In July, NHS Fife confirmed Peggie had been cleared of the separate gross misconduct allegations after an 18-month internal process.

Summing up her case on Monday, Peggie’s lawyer Naomi Cunningham repeatedly referenced the supreme court case brought by the gender-critical campaign group For Women Scotland. She told the tribunal: “Trans women are men. That reality is enshrined in law.”

But Jane Russell KC, representing Fife NHS board and Upton, argued that the ruling “says that service providers – it doesn’t cover employers – can, but do not have to, exclude [trans women from single-sex facilities] by making use of the exceptions in schedule 3 of the Equality Act.”

She added: “There is no authority that says an employer must do this.”

Cunningham, who chairs the board of trustees for the gender-critical group Sex Matters, told the tribunal that excluding Upton was “the inevitable consequence” of the For Women Scotland judgment.

“Trans-identifying men who possess gender recognition certificates (GRCs) are for certain purposes deemed to be women. But without a GRC they are both legally and factually simply men,” she said.

Upton had no GRC and therefore “must be excluded” from women-only spaces, Cunningham added.

She described NHS Fife as being “in the grip of a delusion”, and said the board had “taken on gender identity belief as its institutional position”. It had then subjected the nurse to a “heresy hunt” when she challenged this, she said.

Russell said Peggie had faced disciplinary action not because of her gender-critical beliefs, but because of the “objectionable and inappropriate” way she expressed them. During the Christmas Eve altercation, Russell said Peggie had “repeatedly” misgendered Upton and that her reference to the convicted rapist Isla Bryson was “an outrageously harmful hurtful and damaging slur”.

“The claimant’s behaviour in confronting the young doctor in a professional setting in such a way and so unpleasantly is behaviour that ought not to be served protection of the Equality Act,” Russell argued.

As a mark of the significance of the case, which has already cost NHS Fife nearly £220,500, a number of national groups were granted permission to intervene, including Sex Matters and the trans-led advocacy organisation TransLucent.

Aspects of the case have played out in parallel on social media. Cunningham accused the board of seeking to “drive a wedge between [Peggie] and her lesbian daughter” after witnesses claimed she was uncomfortable with her daughter’s sexuality. Peggie’s daughter, Nicole, then went on social media to challenge this, stating that her mother had always been supportive.

And on Monday Kemp ruled after some legal argument that Upton’s birth name should be redacted from published submissions, only for that name to end up trending on X later in the day.
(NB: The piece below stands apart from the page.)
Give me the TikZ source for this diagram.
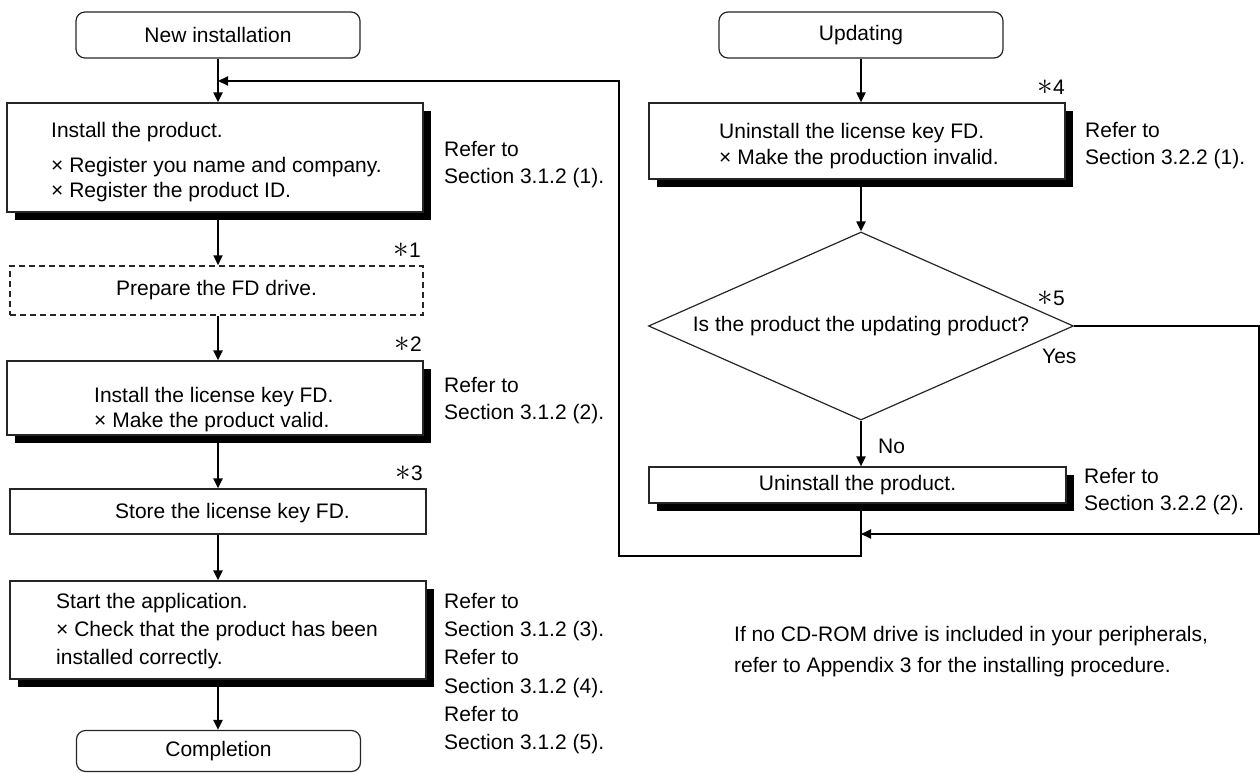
\documentclass[tikz,border=0pt]{standalone}
\usepackage{graphicx}
\usepackage{fontspec}
\setmainfont{Liberation Sans}
\usetikzlibrary{arrows.meta,shapes.geometric,shadows}
\newcommand{\astk}{\scalebox{1.5}{$\ast$}}

\begin{document}
\begin{tikzpicture}[x=1pt,y=-1pt,
  txt/.style={font=\fontsize{21pt}{27.5pt}\selectfont, inner sep=0pt},
  boxline/.style={draw=black!85, line width=1.2pt},
  plainbox/.style={boxline, fill=white, rectangle, inner sep=0pt},
  shbox/.style={plainbox, drop shadow={shadow xshift=8pt, shadow yshift=-8pt, opacity=1, fill=black}},
  term/.style={boxline, fill=white, rounded corners=9pt, rectangle, inner sep=0pt, minimum width=284pt, txt},
  conn/.style={line width=2pt},
  arr/.style={conn, -{Triangle[length=10pt,width=9pt]}},
  star/.style={txt, anchor=base east},
  lbl/.style={txt, anchor=base west},
  multi/.style={txt, anchor=north west, align=left},
]
\useasboundingbox (0,0) rectangle (1260,773);

% ---------------- left column ----------------
\coordinate (cl) at (218,0);
\node[term, minimum height=46pt] (start1) at (218,35) {New installation};

\node[shbox, minimum width=416pt, minimum height=109pt] (b1) at (215,157.5) {};
\node[multi, font=\fontsize{21pt}{25pt}\selectfont] (t1) at (51,122)
  {Install the product.\\[10pt]× Register you name and company.\\× Register the product ID.};

\node[plainbox, dash pattern=on 6pt off 4pt, line width=1.5pt, minimum width=413pt, minimum height=49pt, txt] (fd) at (216.5,290.5) {Prepare the FD drive.};

\node[shbox, minimum width=416pt, minimum height=74pt] (b2) at (215,398) {};
\node[multi, font=\fontsize{21pt}{25pt}\selectfont] (t2) at (94,387)
  {Install the license key FD.\\× Make the product valid.};

\node[plainbox, minimum width=416pt, minimum height=45pt] (b3) at (218,511.5) {};
\node[lbl] (t3) at (115,518) {Store the license key FD.};

\node[shbox, minimum width=416pt, minimum height=98pt] (b4) at (218,630) {};
\node[multi, font=\fontsize{21pt}{28pt}\selectfont] (t4) at (56,593)
  {Start the application.\\× Check that the product has been\\installed correctly.};

\node[term, minimum height=41pt] (end1) at (218.5,751) {Completion};

\node[star] (s1) at (421,257) {\astk1};
\node[star] (s2) at (422,351) {\astk2};
\node[star] (s3) at (423,480) {\astk3};

\node[multi] (rf1) at (444,141) {Refer to\\Section 3.1.2 (1).};
\node[multi] (rf2) at (444,377) {Refer to\\Section 3.1.2 (2).};
\node[multi, font=\fontsize{21pt}{28.2pt}\selectfont] (rf4) at (444,593)
  {Refer to\\Section 3.1.2 (3).\\Refer to\\Section 3.1.2 (4).\\Refer to\\Section 3.1.2 (5).};

\draw[arr] (start1.south) -- (start1.south |- b1.north);
\draw[arr] (cl |- b1.south) -- (cl |- fd.north);
\draw[arr] (cl |- fd.south) -- (cl |- b2.north);
\draw[arr] (cl |- b2.south) -- (cl |- b3.north);
\draw[arr] (cl |- b3.south) -- (cl |- b4.north);
\draw[arr] (cl |- b4.south) -- (cl |- end1.north);

% ---------------- right column ----------------
\coordinate (cr) at (861,0);
\node[term, minimum height=46pt] (start2) at (861,35) {Updating};

\node[shbox, minimum width=416pt, minimum height=76pt] (r1) at (857,141) {};
\node[multi, font=\fontsize{21pt}{26pt}\selectfont] (tr1) at (719,123)
  {Uninstall the license key FD.\\× Make the production invalid.};
\node[star] (s4) at (1065,95) {\astk4};
\node[multi] (rfr1) at (1085,122) {Refer to\\Section 3.2.2 (1).};

\node[diamond, boxline, fill=white, aspect=2.26, inner sep=0pt, minimum width=425pt, minimum height=188pt, txt] (dia) at (861,326) {Is the product the updating product?};
\node[star] (s5) at (1065,305) {\astk5};
\node[lbl] (yes) at (1042,363) {Yes};
\node[lbl] (no) at (878,453) {No};

\node[shbox, minimum width=417pt, minimum height=36pt, txt] (r2) at (857.5,485) {Uninstall the product.};
\node[multi] (rfr2) at (1084,468) {Refer to\\Section 3.2.2 (2).};

\node[multi, font=\fontsize{21pt}{31pt}\selectfont] (note) at (734,626)
  {If no CD-ROM drive is included in your peripherals,\\refer to Appendix 3 for the installing procedure.};

\draw[arr] (start2.south) -- (start2.south |- r1.north);
\draw[arr] (cr |- r1.south) -- (dia.north);
\draw[arr] (dia.south) -- (dia.south |- r2.north);

\coordinate (e1) at (1258.5,326);
\coordinate (e2) at (1258.5,534);
\draw[arr] (dia.east) -- (e1) -- (e2) -- (cr |- e2);

\coordinate (f1) at (861,556);
\coordinate (f2) at (619,556);
\coordinate (f3) at (619,81);
\draw[arr] (cr |- r2.south) -- (f1) -- (f2) -- (f3) -- (cl |- f3);
\end{tikzpicture}
\end{document}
The Equality and Human Rights Commission has written to NHS Fife regarding access to single-sex facilities for staff on several occasions since the tribunal began, most recently in August, when it directed it to complete a equality impact assessment and apply the supreme court ruling “without delay”.

Tuesday was the conclusion of final submissions, but Kemp warned that he would need time to consider NHS Fife’s amendment application first so it would be “very difficult to say” when his judgment would be ready and that it would not be before November.